Oscar fever is here and nowhere is it more evident than in the US of A.
Oscar nominations and the subsequent ad blitz in the media mean hotter box-office hits across North America, and in many other countries. While The Departed sprang to life, Water began flooding the DVD stores to the tune of Dreamgirls.
There wasn't any film that did not benefit from the major Oscar nominations last week.
Deepa Mehta's Water had grossed about $1 million (a modest figure) on DVD before the Oscar nominations were announced. Now, the film stands to earn much more. Apart from the audio commentary by Mehta, the official DVD also includes behind-the-scenes shots of the shoot in Sri Lanka.
Films, which had exited theatres a long time ago, made their comeback in DVD, which saw sales on the upswing. While several films such as the political fantasy from Mexico Pan's Labyrinth, saw a 20 per cent boost in their weekend gross figures, some like the heart-felt musical tragedy Dreamgirls, saw only a moderate drop. But for the Oscar nominations, the film would have gone down by about 35 per cent.
Pan's Labyrinth, which jumped from 609 to 823 sites, grossed an estimated $4.5 million equalling its gross from last weekend. Nominated in six categories, including the best foreign film and best original screenplay, the film poses a powerful challenge to Water. The British docudrama The Queen, too did royal business, grossing $4 million and reaching $41.2 million.
Best picture nominee The Departed had a wide re-release and pocketed a healthy $3 million, reaching a total of $129 million.
The Oscar season also saved Clint Eastwood's Japanese-language war drama, Letters From Iwo Jima, from fading into oblivion.
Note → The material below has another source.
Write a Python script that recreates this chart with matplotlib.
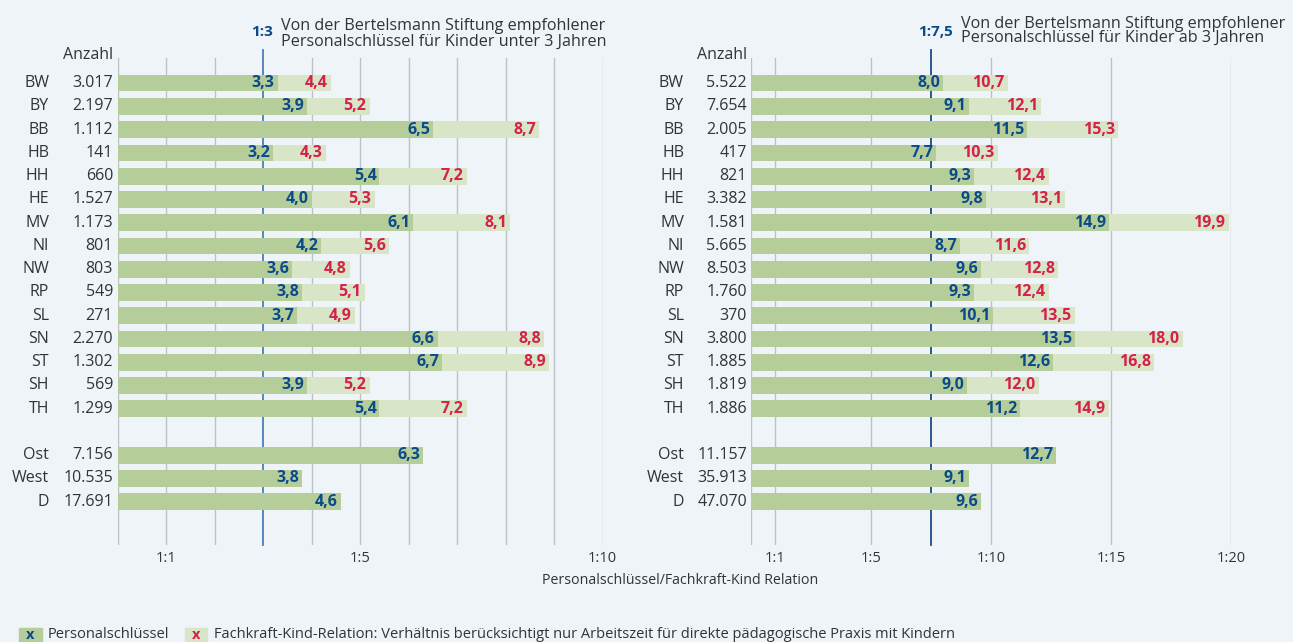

After grossing a measly $3 million in America, the film, which took $12 million to make, is quite a hit in Japan, grossing almost $50 million. Now, the film is slowly gaining attention across America grossing $5 million.
The golden statuette has even cast it's benign glow on the classics. Studios have cashed on the Oscar fever to capitalise on the recent DVD box sets that feature old Oscar classics.
The pride of the place in bookstores and DVD shops goes to Elizabeth Taylor, Richard Burton Film Collection DVD box set that was released a few weeks ago. The box comes with two must-see films, Who's Afraid of Virginia Woolf? (winner of five Oscars) and The VIPs. The Sandpiper and The Comedians are the other two films from the set.
Elizabeth Taylor won the best actress while Sandy Dennis won the supporting actress award for their roles in Who's Afraid, which was based on Edward Albee's blistering drama about dysfunctional marriages. The film also won three technical awards.
The 40th anniversary two-disc special edition also has two new documentaries and commentaries by director Mike Nichols and cinematographer Haskell Wexler. Besides this, there is a vintage Nichols interview and a screen test segment involving Sandy Dennis.
The VIPs is not in the same league as Who's Afraid, yet the pleasure of watching its formidable cast that includes Orson Welles and Maggie Smith, is unparallel. The film centers on jet-setters awaiting London departure but are grounded by fog.
One should not forget Margaret Rutherford, who won an Oscar for best supporting actress.
A story of adultery and commitment complications, The Sandpiper starred Burton as a church minister, who is conflicted between his love for his wife (an excellent Eva Marie Saint) and his wife (a decent Taylor).
In The Comedians, based on a Graham Greene international bestseller set in the despotic Haiti of Papa Doc, there are serious questions about the attitude of the West towards a dictatorial third world country. It is also a film that asks tough questions about altruism and political involvement.
Though the film drags quite a bit, its gallery of stars including Alec Guinness and Peter Ustinov bring to it quite a bit of tension and weight.
However, if you want something more current, the low budget independent hit Little Miss Sunshine will do the trick. This story of a dysfunctional family on the road is a sort of film that grows on you.